Education is considered to be an important institution in supporting stable democracies, and free and open societies. Teachers, school leaders and school boards, with students and others working in education, together shape the school’s role as a socializing agent.
|Date||Start 28 May 2018||End 29 May 2018|
As part of the continuing debate about the contribution of education in dealing with developments like mass migration, growing inequalities, increasing harshness of the public debate et cetera, and fueled by large scale comparative studies, like the recent International Civic and Citizenship Education Study, citizenship education continues to receive increased attention from different perspectives. The role of citizenship education therefore deserves continued attention.
Registration for the conference is free of charge. Please register before May 14, 2018.
“Citizenship Education Policy, Practice and Research: Reflecting Back to Move Forward”
2018 is the 20th anniversary of the publication of the Crick Report which launched Citizenship in and beyond schools in the UK. David Kerr will use this opportune moment to reflect on his experiences of policy, practice and research in citizenship education at national, European and international level and the emerging lessons. He will then explore how we can use these lessons to take citizenship education forward in the current context.
David Kerr is Consultant Director of Education at the NGO Young Citizens (formerly the Citizenship Foundation) in London and Head of Initial Teacher Training at the University of Reading. He is a Council Member of the Association for Citizenship Teaching (ACT), joint editor of Teaching Citizenship and Vice-Chair of the DfE Citizenship Expert Group.
“Different ideas about citizenship and citizenship education”

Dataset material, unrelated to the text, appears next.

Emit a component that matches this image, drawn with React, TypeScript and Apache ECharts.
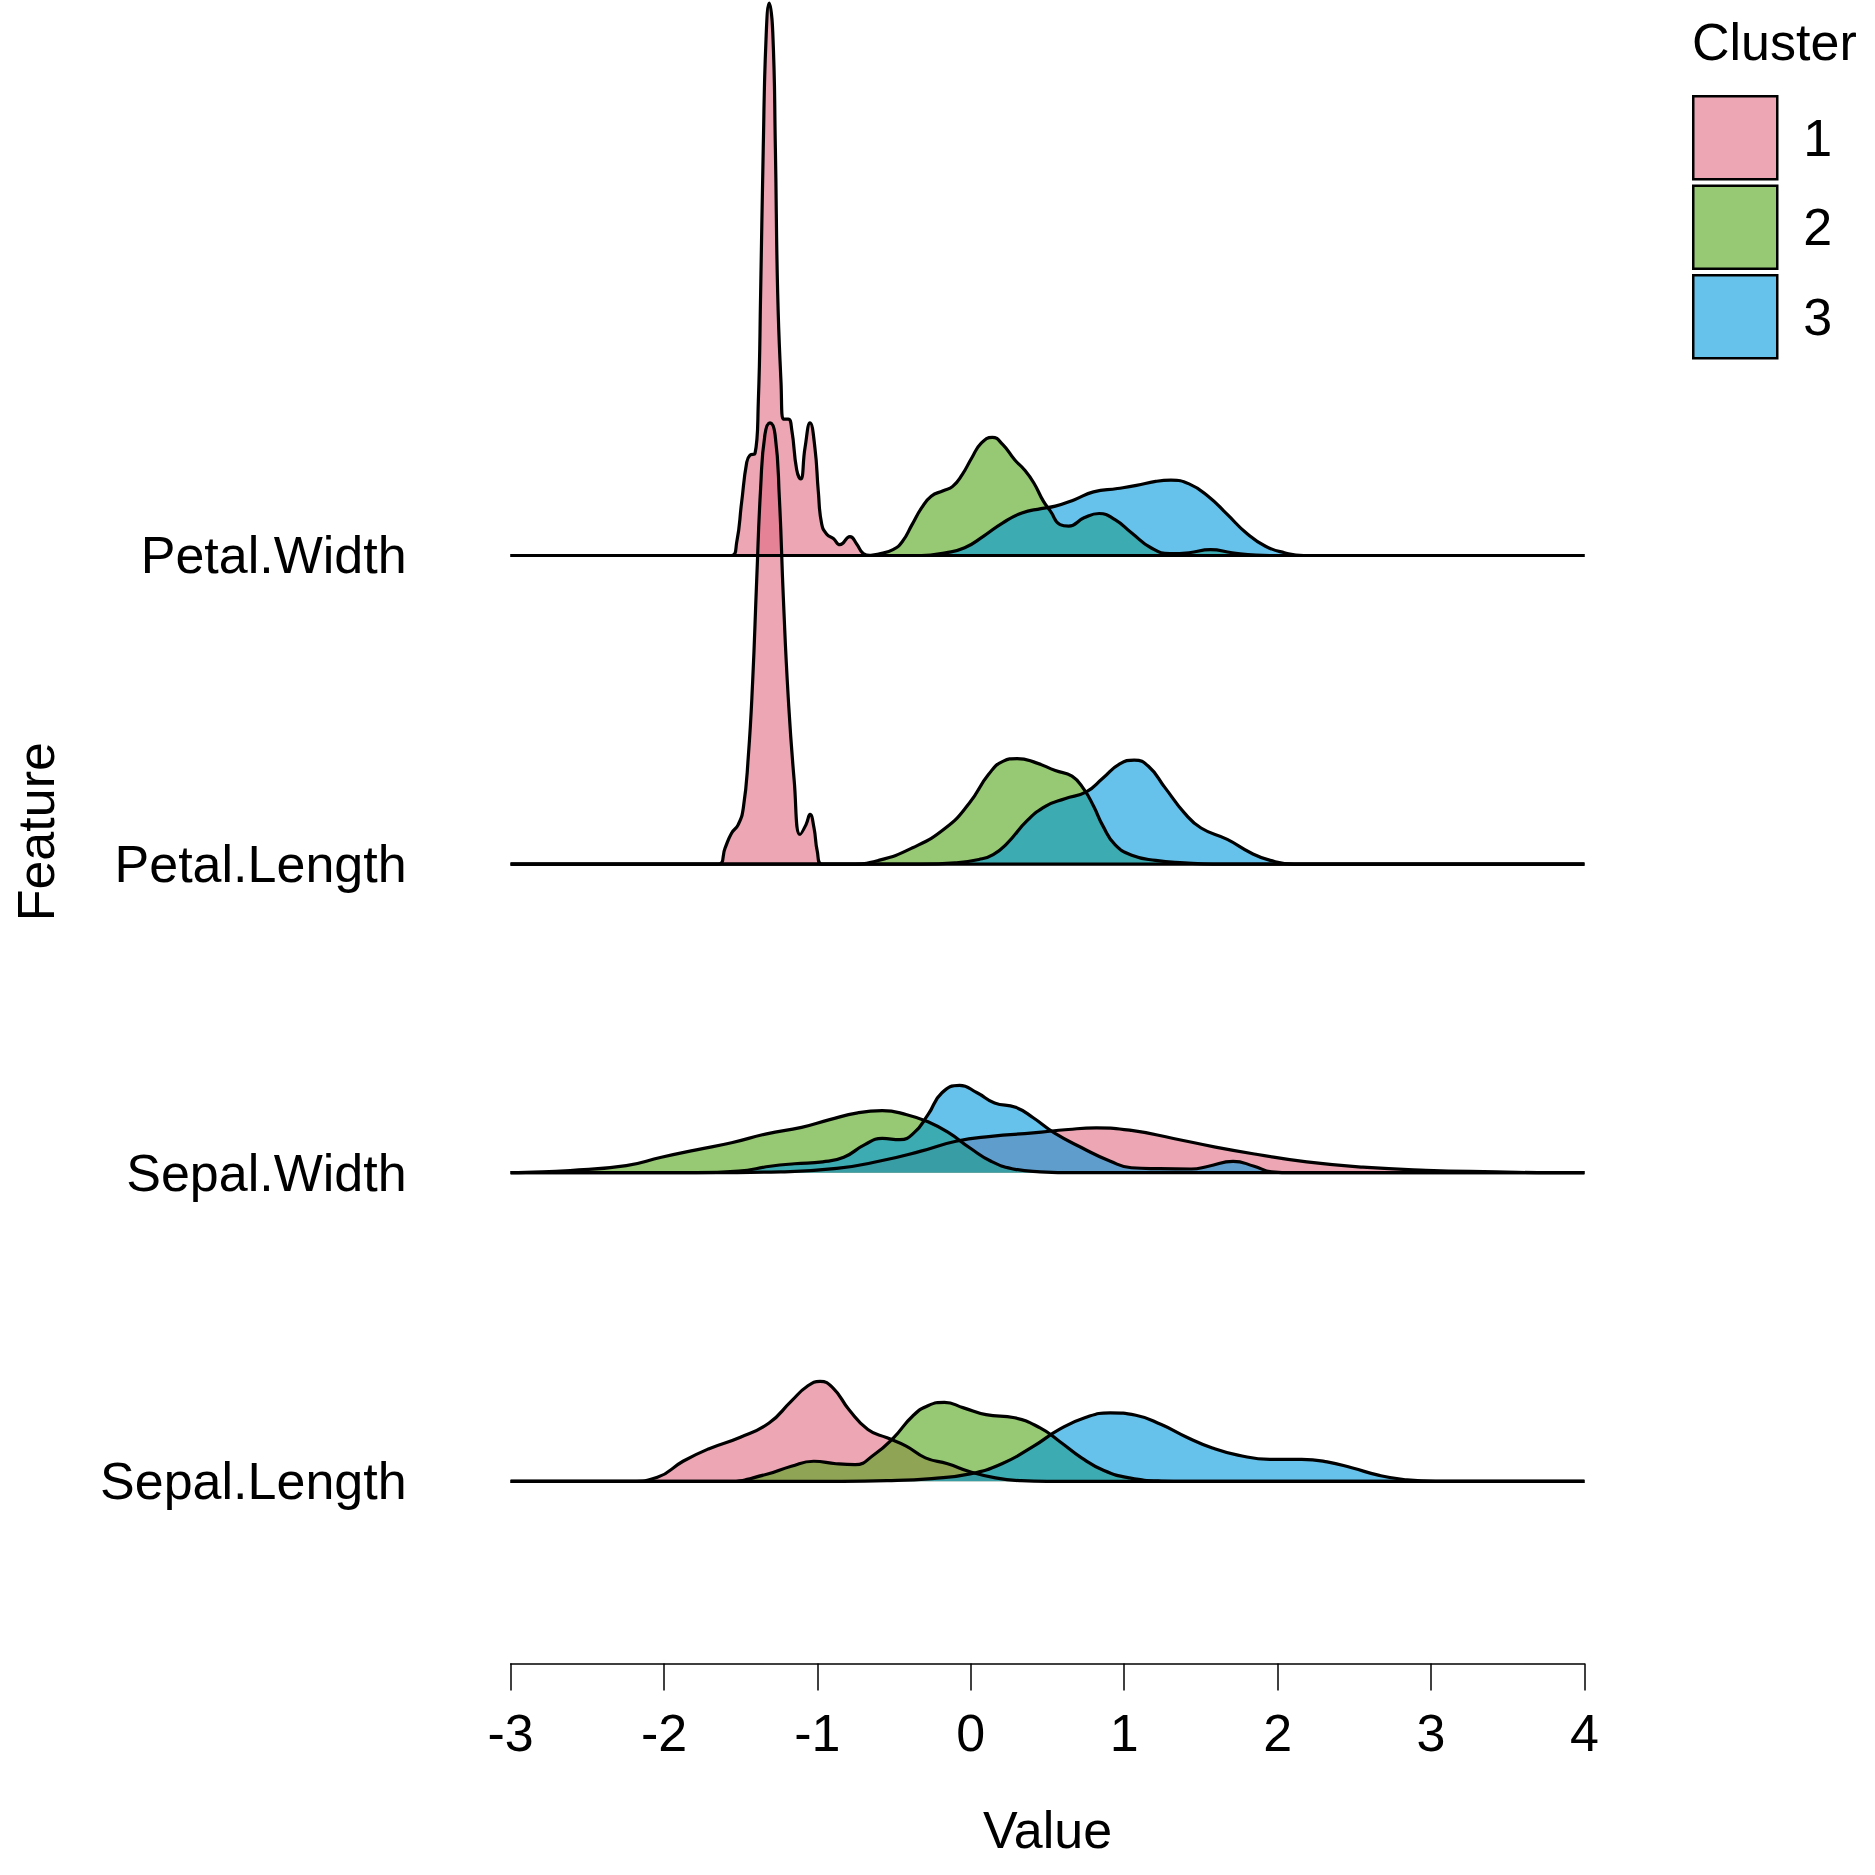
import React, { useEffect, useRef } from "react";
import * as echarts from "echarts";

// Ridge rows (baseline 1..4 from bottom)
const features = ["Sepal.Length", "Sepal.Width", "Petal.Length", "Petal.Width"];
const clusters = ["1", "2", "3"];
const clusterFills = ["rgba(225,106,130,0.6)", "rgba(82,163,22,0.6)", "rgba(0,153,220,0.6)"];
const xTicks = [-3, -2, -1, 0, 1, 2, 3, 4];

// Scaled density heights [value, height] (1 = spacing between ridges)
const petalWidth1 = [
  [-1.56, 0], [-1.526, 0.043], [-1.494, 0.172], [-1.461, 0.301], [-1.439, 0.325], [-1.407, 0.33],
  [-1.385, 0.5], [-1.37, 0.852], [-1.353, 1.321], [-1.335, 1.672], [-1.314, 1.79], [-1.291, 1.696],
  [-1.274, 1.321], [-1.259, 0.852], [-1.237, 0.559], [-1.222, 0.442], [-1.19, 0.442], [-1.167, 0.407],
  [-1.135, 0.278], [-1.109, 0.248], [-1.081, 0.348], [-1.048, 0.43], [-1.016, 0.348], [-0.994, 0.207],
  [-0.972, 0.102], [-0.939, 0.069], [-0.896, 0.055], [-0.853, 0.035], [-0.788, 0.061], [-0.744, 0.0375],
  [-0.701, 0.006], [-0.657, 0],
];
const petalWidth2 = [
  [-0.694, 0], [-0.601, 0.005], [-0.507, 0.019], [-0.445, 0.046], [-0.383, 0.1], [-0.321, 0.154],
  [-0.258, 0.192], [-0.18, 0.21], [-0.118, 0.224], [-0.056, 0.262], [0.006, 0.316], [0.068, 0.364],
  [0.14, 0.383], [0.209, 0.359], [0.286, 0.31], [0.349, 0.278], [0.411, 0.235], [0.473, 0.176],
  [0.52, 0.143], [0.582, 0.1], [0.638, 0.095], [0.738, 0.122], [0.837, 0.136], [0.94, 0.116],
  [1.049, 0.073], [1.174, 0.025], [1.298, 0.006], [1.423, 0.009], [1.563, 0.019], [1.703, 0.009],
  [1.859, 0.001], [1.95, 0],
];
const petalWidth3 = [
  [-0.321, 0], [-0.165, 0.009], [-0.04, 0.025], [0.084, 0.063], [0.209, 0.106], [0.333, 0.138],
  [0.458, 0.152], [0.551, 0.16], [0.676, 0.181], [0.8, 0.206], [0.956, 0.217], [1.08, 0.227],
  [1.205, 0.24], [1.305, 0.244], [1.423, 0.232], [1.547, 0.192], [1.672, 0.133], [1.796, 0.073],
  [1.921, 0.03], [2.045, 0.009], [2.17, 0],
];
const petalLength1 = [
  [-1.646, 0], [-1.602, 0.052], [-1.559, 0.101], [-1.516, 0.128], [-1.483, 0.182], [-1.451, 0.344],
  [-1.422, 0.593], [-1.396, 0.917], [-1.37, 1.219], [-1.342, 1.392], [-1.309, 1.43], [-1.276, 1.392],
  [-1.248, 1.187], [-1.222, 0.863], [-1.19, 0.539], [-1.151, 0.269], [-1.113, 0.096], [-1.074, 0.128],
  [-1.048, 0.161], [-1.022, 0.117], [-1.001, 0.042], [-0.972, 0],
];
const petalLength2 = [
  [-0.788, 0], [-0.601, 0.012], [-0.383, 0.052], [-0.165, 0.117], [-0.009, 0.198], [0.115, 0.29],
  [0.209, 0.333], [0.302, 0.342], [0.427, 0.328], [0.551, 0.303], [0.66, 0.285], [0.738, 0.242],
  [0.8, 0.188], [0.862, 0.123], [0.94, 0.063], [1.049, 0.029], [1.205, 0.012], [1.392, 0.004], [1.578, 0],
];
const petalLength3 = [
  [-0.321, 0], [-0.103, 0.004], [0.053, 0.015], [0.146, 0.031], [0.24, 0.069], [0.364, 0.139],
  [0.489, 0.188], [0.613, 0.212], [0.753, 0.234], [0.862, 0.279], [0.971, 0.325], [1.065, 0.337],
  [1.158, 0.317], [1.267, 0.247], [1.392, 0.166], [1.501, 0.117], [1.672, 0.08], [1.827, 0.036],
  [1.952, 0.012], [2.108, 0],
];
const sepalWidth1 = [
  [-1.697, 0], [-1.24, 0.003], [-0.874, 0.014], [-0.6, 0.037], [-0.325, 0.07], [-0.097, 0.102],
  [0.132, 0.118], [0.407, 0.129], [0.635, 0.14], [0.818, 0.145], [1.047, 0.137], [1.321, 0.111],
  [1.595, 0.083], [1.87, 0.059], [2.19, 0.035], [2.556, 0.018], [2.967, 0.008], [3.425, 0.003], [3.79, 0],
];
const sepalWidth2 = [
  [-2.9, 0.001], [-2.612, 0.007], [-2.246, 0.023], [-2.017, 0.05], [-1.789, 0.074], [-1.56, 0.097],
  [-1.331, 0.126], [-1.103, 0.147], [-0.92, 0.172], [-0.737, 0.194], [-0.577, 0.201], [-0.417, 0.188],
  [-0.279, 0.165], [-0.142, 0.129], [-0.005, 0.08], [0.132, 0.037], [0.269, 0.013], [0.452, 0.003], [0.681, 0],
];
const sepalWidth3 = [
  [-1.789, 0], [-1.514, 0.005], [-1.308, 0.021], [-1.148, 0.029], [-0.965, 0.035], [-0.828, 0.05],
  [-0.691, 0.091], [-0.577, 0.111], [-0.462, 0.107], [-0.371, 0.129], [-0.279, 0.188], [-0.188, 0.259],
  [-0.073, 0.283], [0.041, 0.259], [0.155, 0.226], [0.292, 0.212], [0.407, 0.178], [0.544, 0.129],
  [0.727, 0.08], [0.91, 0.037], [1.047, 0.016], [1.23, 0.013], [1.436, 0.012], [1.55, 0.021],
  [1.71, 0.037], [1.847, 0.021], [1.961, 0.003], [2.099, 0],
];
const sepalLength1 = [
  [-2.209, 0], [-2.043, 0.013], [-1.876, 0.065], [-1.71, 0.105], [-1.502, 0.143], [-1.315, 0.189],
  [-1.17, 0.26], [-1.066, 0.308], [-0.983, 0.324], [-0.899, 0.303], [-0.795, 0.233], [-0.671, 0.168],
  [-0.546, 0.141], [-0.421, 0.114], [-0.296, 0.076], [-0.151, 0.057], [-0.005, 0.031], [0.161, 0.011],
  [0.327, 0.002], [0.494, 0],
];
const sepalLength2 = [
  [-1.585, 0], [-1.336, 0.022], [-1.17, 0.049], [-1.024, 0.065], [-0.879, 0.057], [-0.754, 0.054],
  [-0.629, 0.087], [-0.504, 0.141], [-0.38, 0.211], [-0.276, 0.246], [-0.172, 0.256], [-0.047, 0.238],
  [0.099, 0.216], [0.286, 0.206], [0.452, 0.173], [0.577, 0.13], [0.722, 0.076], [0.868, 0.035],
  [1.034, 0.011], [1.242, 0.001], [1.408, 0],
];
const sepalLength3 = [
  [-0.837, 0], [-0.546, 0.002], [-0.255, 0.009], [-0.005, 0.024], [0.203, 0.057], [0.41, 0.114],
  [0.577, 0.168], [0.743, 0.206], [0.909, 0.222], [1.076, 0.214], [1.242, 0.184], [1.408, 0.143],
  [1.575, 0.108], [1.741, 0.085], [1.949, 0.071], [2.157, 0.071], [2.323, 0.063], [2.489, 0.043],
  [2.656, 0.02], [2.822, 0.006], [3.03, 0],
];

const ridges: { [k: string]: number[][][] } = {
  "Petal.Width": [petalWidth1, petalWidth2, petalWidth3],
  "Petal.Length": [petalLength1, petalLength2, petalLength3],
  "Sepal.Width": [sepalWidth1, sepalWidth2, sepalWidth3],
  "Sepal.Length": [sepalLength1, sepalLength2, sepalLength3],
};

const FONT = "'Liberation Sans', Arial, Helvetica, sans-serif";

export default function App() {
  const ref = useRef<HTMLDivElement>(null);
  useEffect(() => {
    if (!ref.current) return;
    const chart = echarts.init(ref.current, null, { renderer: "svg" });
    const xMin = xTicks[0];
    const xMax = xTicks[xTicks.length - 1];
    const series: any[] = [];
    const drawOrder = ["Petal.Width", "Petal.Length", "Sepal.Width", "Sepal.Length"];
    drawOrder.forEach((feat) => {
      const base = features.indexOf(feat) + 1;
      ridges[feat].forEach((pts, c) => {
        series.push({
          type: "line",
          name: clusters[c],
          data: [[xMin, base], ...pts.map((p) => [p[0], base + p[1]]), [xMax, base]],
          showSymbol: false,
          symbol: "none",
          smooth: 0.5,
          clip: false,
          silent: true,
          lineStyle: { color: "#000", width: 3.2, join: "round" },
          itemStyle: { color: clusterFills[c] },
          areaStyle: { color: clusterFills[c], opacity: 1, origin: base },
        });
      });
    });
    series.push({
      type: "scatter",
      name: "labels",
      data: features.map((f, i) => ({ name: f, value: [xMin, i + 1] })),
      symbolSize: 0,
      silent: true,
      itemStyle: { opacity: 1 },
      label: {
        show: true,
        position: "left",
        distance: 104,
        formatter: "{b}",
        fontSize: 52,
        color: "#000",
        opacity: 1,
        fontFamily: FONT,
      },
    });

    chart.setOption({
      animation: false,
      backgroundColor: "#fff",
      textStyle: { fontFamily: FONT, color: "#000" },
      title: {
        text: "Cluster",
        left: 1692,
        top: 16,
        padding: 0,
        textStyle: { fontSize: 52, fontWeight: "normal", color: "#000", fontFamily: FONT },
      },
      legend: {
        orient: "vertical",
        left: 1692,
        top: 95,
        padding: 0,
        itemWidth: 84,
        itemHeight: 83,
        itemGap: 4,
        icon: "rect",
        selectedMode: false,
        textStyle: { fontSize: 52, color: "#000", fontFamily: FONT, padding: [0, 0, 0, 21] },
        data: clusters.map((c, i) => ({
          name: c,
          itemStyle: { color: clusterFills[i], borderColor: "#000", borderWidth: 2.5 },
        })),
      },
      grid: { left: 510.6, right: 290.6, top: 0, bottom: 211.6 },
      xAxis: {
        type: "value",
        min: xMin,
        max: xMax,
        interval: 1,
        name: "Value",
        nameLocation: "middle",
        nameGap: 141,
        nameTextStyle: { fontSize: 52, color: "#000", fontFamily: FONT },
        axisLine: { show: true, lineStyle: { color: "#000", width: 1.5 } },
        axisTick: { show: true, length: 27, lineStyle: { color: "#000", width: 1.5 } },
        axisLabel: { fontSize: 52, color: "#000", margin: 44, fontFamily: FONT },
        splitLine: { show: false },
      },
      yAxis: {
        type: "value",
        min: 0.41,
        max: 5.8,
        name: "Feature",
        nameLocation: "middle",
        nameRotate: 90,
        nameGap: 449,
        nameTextStyle: { fontSize: 52, color: "#000", fontFamily: FONT },
        axisLine: { show: false },
        axisTick: { show: false },
        axisLabel: { show: false },
        splitLine: { show: false },
      },
      series,
    });
    return () => chart.dispose();
  }, []);
  return (
    <div
      ref={ref}
      style={{ position: "absolute", left: 0, top: 0, width: 1875, height: 1875 }}
    />
  );
}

Citizenship is now the concept many people use to speak about the identity of people. In the past decades the concept has been broadened and deepened. Broadened by moving beyond the nation state to a regional level (e.g. European) and to the global world. Deepening by extending the political level to the social and the cultural level. This extension makes the link between moral development and citizenship education stronger. The ideas behind the different conceptualizations of citizenship and citizenship education will be discussed and the relationship between the moral and the political in citizenship and citizenship education will be analyzed.
Wiel Veugelers is Professor of Education at the University of Humanistic Studies in Utrecht. He is associate editor of the Journal of Moral Education, editor of the book series ‘Moral Development and Citizenship Education’ (BrillSense), and member of the international Project Advisory Committee of ICCS.